• [Given task]: In the lines below, output everything from the first line through the line containing "(873,0) -- (873,542);" exactly as it is. Pictures are not part of the output.

• [Given entries]:
↓↓↓
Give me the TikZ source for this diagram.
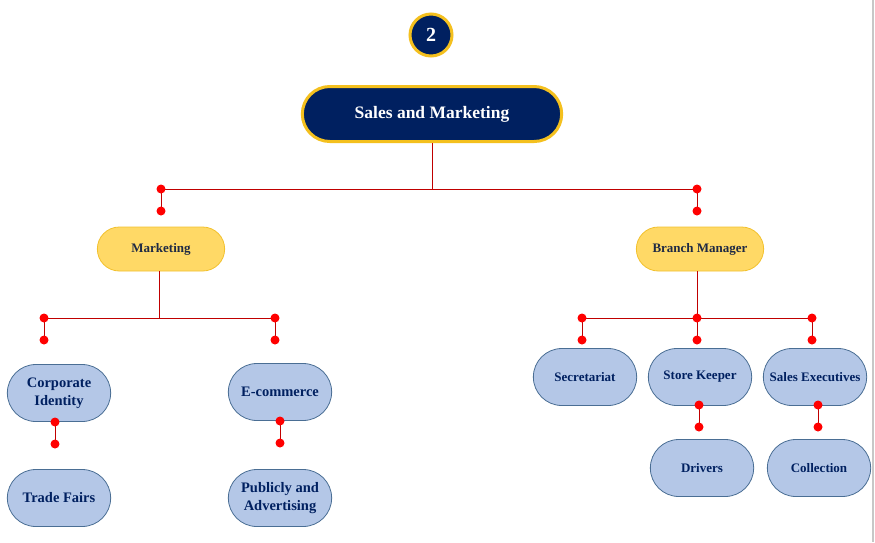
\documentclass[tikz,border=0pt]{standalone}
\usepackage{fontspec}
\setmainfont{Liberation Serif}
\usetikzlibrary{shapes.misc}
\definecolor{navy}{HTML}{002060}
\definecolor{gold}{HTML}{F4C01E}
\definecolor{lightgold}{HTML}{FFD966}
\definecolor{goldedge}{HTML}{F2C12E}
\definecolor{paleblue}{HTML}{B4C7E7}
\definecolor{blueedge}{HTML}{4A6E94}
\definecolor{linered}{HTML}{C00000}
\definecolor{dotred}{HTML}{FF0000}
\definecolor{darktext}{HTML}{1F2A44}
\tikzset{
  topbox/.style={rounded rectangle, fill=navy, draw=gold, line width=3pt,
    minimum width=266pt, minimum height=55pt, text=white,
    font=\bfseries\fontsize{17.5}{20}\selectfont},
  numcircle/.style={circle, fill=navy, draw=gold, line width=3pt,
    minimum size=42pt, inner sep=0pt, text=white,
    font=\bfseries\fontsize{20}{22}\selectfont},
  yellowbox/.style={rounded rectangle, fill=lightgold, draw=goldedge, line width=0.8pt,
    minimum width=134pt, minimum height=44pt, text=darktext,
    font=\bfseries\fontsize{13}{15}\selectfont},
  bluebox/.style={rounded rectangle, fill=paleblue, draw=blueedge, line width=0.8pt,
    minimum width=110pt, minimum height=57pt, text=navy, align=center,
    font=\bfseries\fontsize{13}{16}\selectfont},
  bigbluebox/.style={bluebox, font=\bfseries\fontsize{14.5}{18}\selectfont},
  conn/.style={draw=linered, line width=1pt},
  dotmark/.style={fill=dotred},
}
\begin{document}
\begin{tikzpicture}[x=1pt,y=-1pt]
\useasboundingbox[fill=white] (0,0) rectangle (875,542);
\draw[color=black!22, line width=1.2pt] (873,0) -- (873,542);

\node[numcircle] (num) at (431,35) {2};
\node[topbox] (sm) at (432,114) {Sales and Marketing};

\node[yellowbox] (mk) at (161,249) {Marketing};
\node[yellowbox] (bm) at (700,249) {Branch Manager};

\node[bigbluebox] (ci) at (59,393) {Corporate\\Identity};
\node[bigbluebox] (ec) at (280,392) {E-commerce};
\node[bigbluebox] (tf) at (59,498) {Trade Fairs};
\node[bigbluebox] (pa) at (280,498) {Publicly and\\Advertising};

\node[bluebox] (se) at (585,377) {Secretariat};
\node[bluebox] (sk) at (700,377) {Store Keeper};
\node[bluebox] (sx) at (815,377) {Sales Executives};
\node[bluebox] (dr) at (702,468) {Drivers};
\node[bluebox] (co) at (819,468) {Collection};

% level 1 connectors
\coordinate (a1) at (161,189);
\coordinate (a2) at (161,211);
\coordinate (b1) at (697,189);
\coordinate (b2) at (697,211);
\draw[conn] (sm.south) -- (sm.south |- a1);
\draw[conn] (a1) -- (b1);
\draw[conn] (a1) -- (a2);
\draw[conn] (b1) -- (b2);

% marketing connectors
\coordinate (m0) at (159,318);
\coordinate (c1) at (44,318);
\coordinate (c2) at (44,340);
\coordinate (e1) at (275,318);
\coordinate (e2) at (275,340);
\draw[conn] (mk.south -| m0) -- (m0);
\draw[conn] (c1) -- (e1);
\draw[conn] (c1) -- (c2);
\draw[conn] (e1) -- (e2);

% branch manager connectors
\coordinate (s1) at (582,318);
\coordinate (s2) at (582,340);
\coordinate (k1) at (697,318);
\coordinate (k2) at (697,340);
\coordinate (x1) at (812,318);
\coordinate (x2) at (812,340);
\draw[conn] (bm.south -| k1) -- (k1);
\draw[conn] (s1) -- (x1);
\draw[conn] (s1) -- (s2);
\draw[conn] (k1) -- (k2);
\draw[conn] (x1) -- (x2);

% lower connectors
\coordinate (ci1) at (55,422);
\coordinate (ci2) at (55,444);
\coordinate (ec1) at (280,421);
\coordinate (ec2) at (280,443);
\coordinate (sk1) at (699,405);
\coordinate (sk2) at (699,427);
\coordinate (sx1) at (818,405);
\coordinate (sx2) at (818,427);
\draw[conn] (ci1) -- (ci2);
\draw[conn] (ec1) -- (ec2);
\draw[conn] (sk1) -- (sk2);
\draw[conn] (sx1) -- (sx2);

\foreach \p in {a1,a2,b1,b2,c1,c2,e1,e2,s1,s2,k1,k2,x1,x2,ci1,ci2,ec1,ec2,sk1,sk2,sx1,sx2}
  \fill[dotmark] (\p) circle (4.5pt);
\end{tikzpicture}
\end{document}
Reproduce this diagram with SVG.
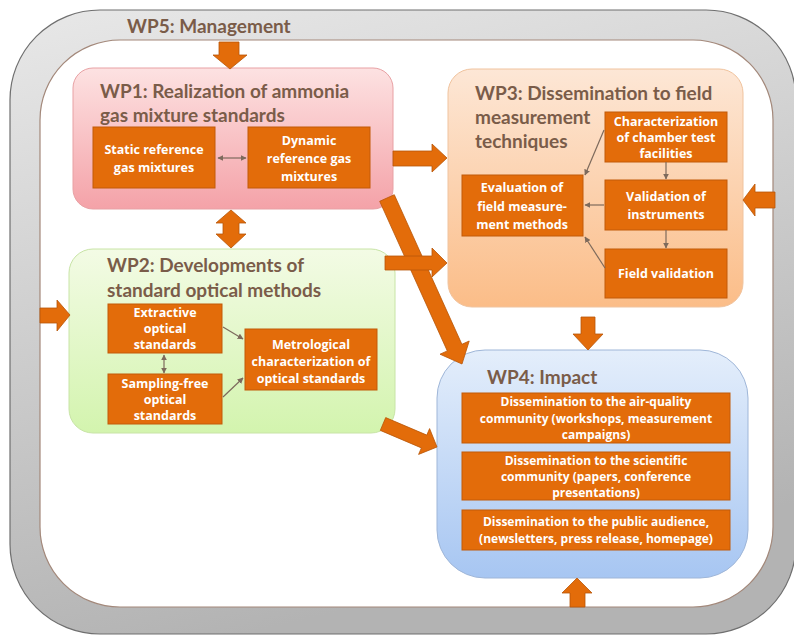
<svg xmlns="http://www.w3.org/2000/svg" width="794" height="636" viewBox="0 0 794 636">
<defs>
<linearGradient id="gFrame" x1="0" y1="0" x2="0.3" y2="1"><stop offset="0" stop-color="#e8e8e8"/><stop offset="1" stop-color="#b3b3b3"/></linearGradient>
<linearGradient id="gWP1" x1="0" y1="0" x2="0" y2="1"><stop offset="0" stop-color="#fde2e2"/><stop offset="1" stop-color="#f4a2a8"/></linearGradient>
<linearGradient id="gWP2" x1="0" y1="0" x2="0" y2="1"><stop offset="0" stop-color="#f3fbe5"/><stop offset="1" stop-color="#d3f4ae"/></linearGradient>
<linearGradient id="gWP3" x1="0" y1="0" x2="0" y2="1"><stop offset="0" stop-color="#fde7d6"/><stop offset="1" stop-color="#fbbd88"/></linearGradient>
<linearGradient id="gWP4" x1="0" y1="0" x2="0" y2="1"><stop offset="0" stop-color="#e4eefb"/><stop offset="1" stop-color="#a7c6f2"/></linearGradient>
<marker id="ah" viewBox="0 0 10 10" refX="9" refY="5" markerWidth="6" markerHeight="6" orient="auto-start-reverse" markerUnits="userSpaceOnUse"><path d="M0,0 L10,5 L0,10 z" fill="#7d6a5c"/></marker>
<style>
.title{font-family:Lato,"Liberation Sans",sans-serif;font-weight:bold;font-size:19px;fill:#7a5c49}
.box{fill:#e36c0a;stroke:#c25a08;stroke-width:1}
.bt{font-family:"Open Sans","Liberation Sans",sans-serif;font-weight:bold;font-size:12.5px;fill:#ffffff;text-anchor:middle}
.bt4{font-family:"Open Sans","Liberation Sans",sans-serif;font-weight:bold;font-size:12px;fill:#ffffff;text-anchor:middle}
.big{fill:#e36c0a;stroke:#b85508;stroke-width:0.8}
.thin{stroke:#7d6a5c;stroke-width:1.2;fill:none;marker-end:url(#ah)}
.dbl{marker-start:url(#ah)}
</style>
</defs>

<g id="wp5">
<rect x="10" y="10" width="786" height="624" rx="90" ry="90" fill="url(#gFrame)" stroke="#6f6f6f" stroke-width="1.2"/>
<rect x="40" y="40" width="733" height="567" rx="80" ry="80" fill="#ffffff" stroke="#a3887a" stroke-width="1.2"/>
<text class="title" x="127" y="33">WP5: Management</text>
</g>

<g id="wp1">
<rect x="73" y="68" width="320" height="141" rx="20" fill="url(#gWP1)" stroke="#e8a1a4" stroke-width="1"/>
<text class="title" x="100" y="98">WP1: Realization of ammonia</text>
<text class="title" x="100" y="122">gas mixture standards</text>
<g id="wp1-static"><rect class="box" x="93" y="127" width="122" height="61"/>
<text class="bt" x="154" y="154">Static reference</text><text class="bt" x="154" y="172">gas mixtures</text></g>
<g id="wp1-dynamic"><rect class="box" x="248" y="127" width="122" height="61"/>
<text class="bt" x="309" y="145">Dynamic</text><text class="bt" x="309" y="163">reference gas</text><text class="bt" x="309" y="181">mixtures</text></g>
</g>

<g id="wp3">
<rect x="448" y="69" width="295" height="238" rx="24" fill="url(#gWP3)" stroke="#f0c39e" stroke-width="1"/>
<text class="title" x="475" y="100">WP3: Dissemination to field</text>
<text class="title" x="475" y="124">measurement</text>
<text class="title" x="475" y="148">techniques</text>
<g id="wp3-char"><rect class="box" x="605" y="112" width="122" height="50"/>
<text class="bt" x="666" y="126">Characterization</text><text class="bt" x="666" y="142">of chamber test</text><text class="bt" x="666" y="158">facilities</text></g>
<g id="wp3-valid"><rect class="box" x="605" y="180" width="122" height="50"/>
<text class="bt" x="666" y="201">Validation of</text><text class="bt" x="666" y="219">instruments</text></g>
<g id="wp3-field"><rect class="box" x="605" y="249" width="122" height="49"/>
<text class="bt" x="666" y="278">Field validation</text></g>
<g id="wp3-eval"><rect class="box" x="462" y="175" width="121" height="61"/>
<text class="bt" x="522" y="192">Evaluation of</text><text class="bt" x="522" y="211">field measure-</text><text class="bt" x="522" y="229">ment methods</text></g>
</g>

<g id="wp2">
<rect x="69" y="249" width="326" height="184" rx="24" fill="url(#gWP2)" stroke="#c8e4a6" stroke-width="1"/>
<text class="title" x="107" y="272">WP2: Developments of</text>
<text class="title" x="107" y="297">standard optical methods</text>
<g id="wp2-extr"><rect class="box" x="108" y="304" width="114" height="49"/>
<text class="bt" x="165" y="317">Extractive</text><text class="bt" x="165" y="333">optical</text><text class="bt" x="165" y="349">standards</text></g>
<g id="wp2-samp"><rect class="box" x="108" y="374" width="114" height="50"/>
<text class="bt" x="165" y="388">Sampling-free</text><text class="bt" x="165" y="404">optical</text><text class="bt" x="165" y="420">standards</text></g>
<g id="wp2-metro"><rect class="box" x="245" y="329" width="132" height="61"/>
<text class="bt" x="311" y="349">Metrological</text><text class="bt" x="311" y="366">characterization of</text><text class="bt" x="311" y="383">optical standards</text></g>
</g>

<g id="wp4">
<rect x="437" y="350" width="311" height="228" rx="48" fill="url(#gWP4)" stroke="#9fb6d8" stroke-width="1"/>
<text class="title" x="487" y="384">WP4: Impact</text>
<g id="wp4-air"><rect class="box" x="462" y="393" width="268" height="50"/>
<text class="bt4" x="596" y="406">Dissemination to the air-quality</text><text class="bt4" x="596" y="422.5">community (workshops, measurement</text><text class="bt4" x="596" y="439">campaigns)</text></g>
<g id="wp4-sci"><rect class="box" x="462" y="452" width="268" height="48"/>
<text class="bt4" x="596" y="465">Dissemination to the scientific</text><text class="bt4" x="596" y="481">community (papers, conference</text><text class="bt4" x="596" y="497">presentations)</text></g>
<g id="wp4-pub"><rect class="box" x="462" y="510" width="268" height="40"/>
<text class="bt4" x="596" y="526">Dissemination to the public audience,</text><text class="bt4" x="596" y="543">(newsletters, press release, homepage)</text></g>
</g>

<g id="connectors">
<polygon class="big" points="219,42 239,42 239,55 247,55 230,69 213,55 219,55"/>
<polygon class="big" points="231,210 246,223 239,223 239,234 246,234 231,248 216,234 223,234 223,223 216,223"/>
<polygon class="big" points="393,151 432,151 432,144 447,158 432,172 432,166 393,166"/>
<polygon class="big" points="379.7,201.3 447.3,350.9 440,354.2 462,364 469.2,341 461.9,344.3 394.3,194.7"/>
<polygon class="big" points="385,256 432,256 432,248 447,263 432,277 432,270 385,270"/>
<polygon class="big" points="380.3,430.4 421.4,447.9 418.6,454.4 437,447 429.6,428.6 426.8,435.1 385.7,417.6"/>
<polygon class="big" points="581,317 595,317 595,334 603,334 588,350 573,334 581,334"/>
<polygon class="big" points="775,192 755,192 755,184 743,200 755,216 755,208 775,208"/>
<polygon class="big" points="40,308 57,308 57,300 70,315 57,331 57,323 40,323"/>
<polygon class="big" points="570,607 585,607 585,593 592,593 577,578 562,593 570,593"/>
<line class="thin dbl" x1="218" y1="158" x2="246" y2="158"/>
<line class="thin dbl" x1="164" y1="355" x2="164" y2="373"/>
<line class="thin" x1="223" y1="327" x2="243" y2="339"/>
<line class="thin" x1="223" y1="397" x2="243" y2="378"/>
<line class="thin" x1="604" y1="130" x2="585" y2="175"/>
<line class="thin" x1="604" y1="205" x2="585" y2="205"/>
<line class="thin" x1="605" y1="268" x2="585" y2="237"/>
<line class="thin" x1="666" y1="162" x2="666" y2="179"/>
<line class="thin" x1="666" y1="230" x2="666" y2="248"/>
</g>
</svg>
↑↑↑
• [Answer]:
Give me the TikZ source for this diagram.
\documentclass[tikz,border=0pt]{standalone}
\usepackage{fontspec}
\setmainfont{Liberation Serif}
\usetikzlibrary{shapes.misc}
\definecolor{navy}{HTML}{002060}
\definecolor{gold}{HTML}{F4C01E}
\definecolor{lightgold}{HTML}{FFD966}
\definecolor{goldedge}{HTML}{F2C12E}
\definecolor{paleblue}{HTML}{B4C7E7}
\definecolor{blueedge}{HTML}{4A6E94}
\definecolor{linered}{HTML}{C00000}
\definecolor{dotred}{HTML}{FF0000}
\definecolor{darktext}{HTML}{1F2A44}
\tikzset{
  topbox/.style={rounded rectangle, fill=navy, draw=gold, line width=3pt,
    minimum width=266pt, minimum height=55pt, text=white,
    font=\bfseries\fontsize{17.5}{20}\selectfont},
  numcircle/.style={circle, fill=navy, draw=gold, line width=3pt,
    minimum size=42pt, inner sep=0pt, text=white,
    font=\bfseries\fontsize{20}{22}\selectfont},
  yellowbox/.style={rounded rectangle, fill=lightgold, draw=goldedge, line width=0.8pt,
    minimum width=134pt, minimum height=44pt, text=darktext,
    font=\bfseries\fontsize{13}{15}\selectfont},
  bluebox/.style={rounded rectangle, fill=paleblue, draw=blueedge, line width=0.8pt,
    minimum width=110pt, minimum height=57pt, text=navy, align=center,
    font=\bfseries\fontsize{13}{16}\selectfont},
  bigbluebox/.style={bluebox, font=\bfseries\fontsize{14.5}{18}\selectfont},
  conn/.style={draw=linered, line width=1pt},
  dotmark/.style={fill=dotred},
}
\begin{document}
\begin{tikzpicture}[x=1pt,y=-1pt]
\useasboundingbox[fill=white] (0,0) rectangle (875,542);
\draw[color=black!22, line width=1.2pt] (873,0) -- (873,542);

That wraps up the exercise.